Dans certains cas, le gouvernement responsable de l'introduction accidentelle d'un ravageur a volontairement fourni un financement pour monter une campagne de protection ou d'élimination. Or, il s'agit là d'un élément qui doit faire l'objet de négociations bilatérales et qui n'est pas requis par les accords internationaux actuellement en vigueur. Les organismes donateurs fournissent parfois un financement pour la mise en uvre d'un programme régional d'élimination de ravageurs ou des activités semblables, par exemple pour l'élimination de la mouche des fruits dans les Caraïbes. Des programmes tendant à éliminer des espèces exotiques de zones protégées ou d'environnements fragiles ou pour réaliser d'autres activités de protection phytosanitaire ont également été financés par différentes associations environnementales, y compris le Fonds pour l'environnement mondial (FEM). La CE a été parmi ceux qui défendent le plus énergiquement le principe du «pollueur-payeur» en ce qui concerne les risques sanitaires et phytosanitaires. Les États membres de la CE ont mis en place un mécanisme de recouvrement des coûts dus à la négligence d'un autre État membre qui aurait manqué de s'acquitter de ses obligations dans ce domaine.

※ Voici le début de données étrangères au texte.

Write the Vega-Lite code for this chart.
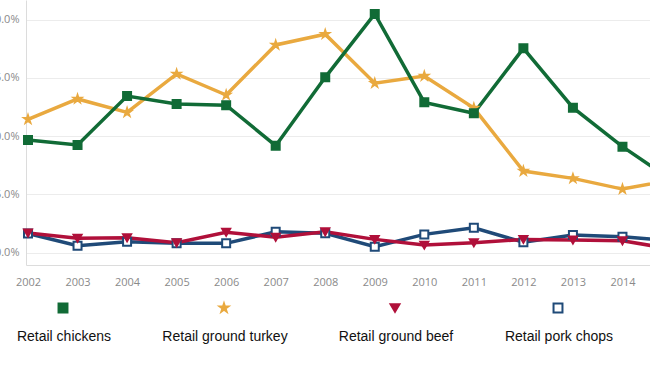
{
  "$schema": "https://vega.github.io/schema/vega-lite/v6.json",
  "width": 648,
  "height": 265,
  "autosize": {"type": "none"},
  "padding": {"left": 26, "top": 0, "right": -24, "bottom": 101},
  "background": "white",
  "config": {
    "view": {"stroke": null},
    "font": "Open Sans",
    "style": {"guide-label": {"lineHeight": 58}}
  },
  "data": {
    "values": [
      {"series": "Retail pork chops", "year": 2002, "pct": 1.63},
      {"series": "Retail pork chops", "year": 2003, "pct": 0.58},
      {"series": "Retail pork chops", "year": 2004, "pct": 0.93},
      {"series": "Retail pork chops", "year": 2005, "pct": 0.79},
      {"series": "Retail pork chops", "year": 2006, "pct": 0.79},
      {"series": "Retail pork chops", "year": 2007, "pct": 1.79},
      {"series": "Retail pork chops", "year": 2008, "pct": 1.65},
      {"series": "Retail pork chops", "year": 2009, "pct": 0.5},
      {"series": "Retail pork chops", "year": 2010, "pct": 1.56},
      {"series": "Retail pork chops", "year": 2011, "pct": 2.13},
      {"series": "Retail pork chops", "year": 2012, "pct": 0.88},
      {"series": "Retail pork chops", "year": 2013, "pct": 1.5},
      {"series": "Retail pork chops", "year": 2014, "pct": 1.36},
      {"series": "Retail pork chops", "year": 2015, "pct": 1.0},
      {"series": "Retail ground beef", "year": 2002, "pct": 1.68},
      {"series": "Retail ground beef", "year": 2003, "pct": 1.22},
      {"series": "Retail ground beef", "year": 2004, "pct": 1.27},
      {"series": "Retail ground beef", "year": 2005, "pct": 0.84},
      {"series": "Retail ground beef", "year": 2006, "pct": 1.74},
      {"series": "Retail ground beef", "year": 2007, "pct": 1.31},
      {"series": "Retail ground beef", "year": 2008, "pct": 1.79},
      {"series": "Retail ground beef", "year": 2009, "pct": 1.13},
      {"series": "Retail ground beef", "year": 2010, "pct": 0.64},
      {"series": "Retail ground beef", "year": 2011, "pct": 0.84},
      {"series": "Retail ground beef", "year": 2012, "pct": 1.13},
      {"series": "Retail ground beef", "year": 2013, "pct": 1.07},
      {"series": "Retail ground beef", "year": 2014, "pct": 1.01},
      {"series": "Retail ground beef", "year": 2015, "pct": 0.3},
      {"series": "Retail ground turkey", "year": 2002, "pct": 11.44},
      {"series": "Retail ground turkey", "year": 2003, "pct": 13.19},
      {"series": "Retail ground turkey", "year": 2004, "pct": 12.04},
      {"series": "Retail ground turkey", "year": 2005, "pct": 15.34},
      {"series": "Retail ground turkey", "year": 2006, "pct": 13.53},
      {"series": "Retail ground turkey", "year": 2007, "pct": 17.83},
      {"series": "Retail ground turkey", "year": 2008, "pct": 18.75},
      {"series": "Retail ground turkey", "year": 2009, "pct": 14.54},
      {"series": "Retail ground turkey", "year": 2010, "pct": 15.16},
      {"series": "Retail ground turkey", "year": 2011, "pct": 12.41},
      {"series": "Retail ground turkey", "year": 2012, "pct": 7.0},
      {"series": "Retail ground turkey", "year": 2013, "pct": 6.37},
      {"series": "Retail ground turkey", "year": 2014, "pct": 5.45},
      {"series": "Retail ground turkey", "year": 2015, "pct": 6.25},
      {"series": "Retail chickens", "year": 2002, "pct": 9.66},
      {"series": "Retail chickens", "year": 2003, "pct": 9.24},
      {"series": "Retail chickens", "year": 2004, "pct": 13.44},
      {"series": "Retail chickens", "year": 2005, "pct": 12.76},
      {"series": "Retail chickens", "year": 2006, "pct": 12.65},
      {"series": "Retail chickens", "year": 2007, "pct": 9.18},
      {"series": "Retail chickens", "year": 2008, "pct": 15.05},
      {"series": "Retail chickens", "year": 2009, "pct": 20.49},
      {"series": "Retail chickens", "year": 2010, "pct": 12.9},
      {"series": "Retail chickens", "year": 2011, "pct": 11.96},
      {"series": "Retail chickens", "year": 2012, "pct": 17.54},
      {"series": "Retail chickens", "year": 2013, "pct": 12.44},
      {"series": "Retail chickens", "year": 2014, "pct": 9.09},
      {"series": "Retail chickens", "year": 2015, "pct": 6.2}
    ]
  },
  "encoding": {
    "x": {
      "field": "year",
      "type": "quantitative",
      "scale": {"domain": [2002, 2015], "nice": false, "zero": false, "padding": 2},
      "axis": {
        "title": null,
        "values": [2002, 2003, 2004, 2005, 2006, 2007, 2008, 2009, 2010, 2011, 2012, 2013, 2014, 2015],
        "format": "d",
        "grid": false,
        "ticks": false,
        "domainColor": "#dcdcdc",
        "labelColor": "#8a8a8a",
        "labelFont": "Open Sans",
        "labelFontSize": 11,
        "labelPadding": 11,
        "labelFlush": true
      }
    },
    "y": {
      "field": "pct",
      "type": "quantitative",
      "scale": {"domain": [-1.07, 21.69], "nice": false, "zero": false},
      "axis": {
        "title": null,
        "values": [0, 5, 10, 15, 20],
        "labelExpr": "format(datum.value, '.1f') + '%'",
        "ticks": false,
        "domainColor": "#dcdcdc",
        "gridColor": "#ececec",
        "labelColor": "#8a8a8a",
        "labelFont": "Open Sans",
        "labelFontSize": 11,
        "labelPadding": 7
      }
    },
    "stroke": {
      "field": "series",
      "type": "nominal",
      "scale": {
        "domain": ["Retail chickens", "Retail ground turkey", "Retail ground beef", "Retail pork chops"],
        "range": ["#116b36", "#e9a93f", "#b0103a", "#1f4a78"]
      },
      "legend": {
        "title": null,
        "orient": "none",
        "direction": "horizontal",
        "legendX": 30,
        "legendY": 301,
        "labelBaseline": "line-top",
        "labelAlign": "center",
        "labelOffset": -6,
        "labelFont": "Liberation Sans",
        "labelFontSize": 14,
        "labelColor": "#111111",
        "labelLimit": 300,
        "symbolSize": 80,
        "symbolStrokeWidth": 2,
        "columnPadding": 50
      }
    }
  },
  "layer": [
    {"mark": {"type": "line", "strokeWidth": 3.5}},
    {
      "mark": {"type": "point", "size": 64, "strokeWidth": 2, "opacity": 1},
      "encoding": {
        "shape": {
          "field": "series",
          "type": "nominal",
          "scale": {
            "domain": ["Retail chickens", "Retail ground turkey", "Retail ground beef", "Retail pork chops"],
            "range": ["square", "M0,-1L0.2245,-0.309L0.951,-0.309L0.363,0.118L0.588,0.809L0,0.382L-0.588,0.809L-0.363,0.118L-0.951,-0.309L-0.2245,-0.309Z", "triangle-down", "square"]
          },
          "legend": {"title": null}
        },
        "fill": {
          "field": "series",
          "type": "nominal",
          "scale": {
            "domain": ["Retail chickens", "Retail ground turkey", "Retail ground beef", "Retail pork chops"],
            "range": ["#116b36", "#e9a93f", "#b0103a", "#ffffff"]
          },
          "legend": {"title": null}
        }
      }
    }
  ]
}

D'autres mécanismes d'indemnisation pourront être mis en place dans le cadre de la Convention sur la diversité biologique lorsque les agents publics d'un pays ne prennent pas les mesures phytosanitaires qui s'imposent pour prévenir l'apparition d'un nouveau ravageur ou, dans le contexte du Protocole de Cartagena sur la contrôle des risques biotechnologiques, lorsqu'un organisme vivant modifié est libéré dans l'environnement. Le concept de responsabilité juridiquement contraignante est nouveau dans ce domaine, mais il faudra attendre quelques années encore pour que la personne physique ou morale ou le gouvernement responsable de l'entrée d'un ravageur ou de l'apparition d'une maladie prenne à sa charge le coût des dommages ainsi causés.
La question de savoir qui doit payer pour ces services se pose également au plan national. Habituellement, ce sont les deniers publics qui financent les programmes nationaux de quarantaine, d'inspection des plantes et des animaux, d'élimination des ravageurs et des maladies et d'autres programmes sanitaires et phytosanitaires. La justification économique d'un tel financement par les pouvoirs publics est développée dans d'autres publications48. Certains pays perçoivent néanmoins des droits d'utilisation pour couvrir le coût d'activités dont les bénéficiaires peuvent être clairement identifiés. C'est ainsi, par exemple, que le Costa Rica a réussi à recouvrer intégralement le coût des services phytosanitaires. La perception de droits d'utilisation est particulièrement fréquente dans le cas des programmes de certification des exportations étant donné que leurs bénéficiaires peuvent être identifiés très facilement et que cette activité ressemble davantage à un programme de promotion des exportations plutôt qu'à un programme de réduction des risques pour les consommateurs dans le pays producteur.
Une autre source de financement possible pour la protection zoosanitaire et phytosanitaire peut être celle des pénalités imposées en cas d'inobservation des normes ou la perception de dommages-intérêts. Toutefois, les amendes et pénalités n'ont pas été systématiquement utilisées pour promouvoir une application effective des normes car leur inobservation est parfois difficile à prouver. Comme les tendances sont à l'austérité budgétaire, que les moyens de surveillance se sont améliorés et que les systèmes de quarantaine sont de plus en plus sollicités, la situation pourrait changer.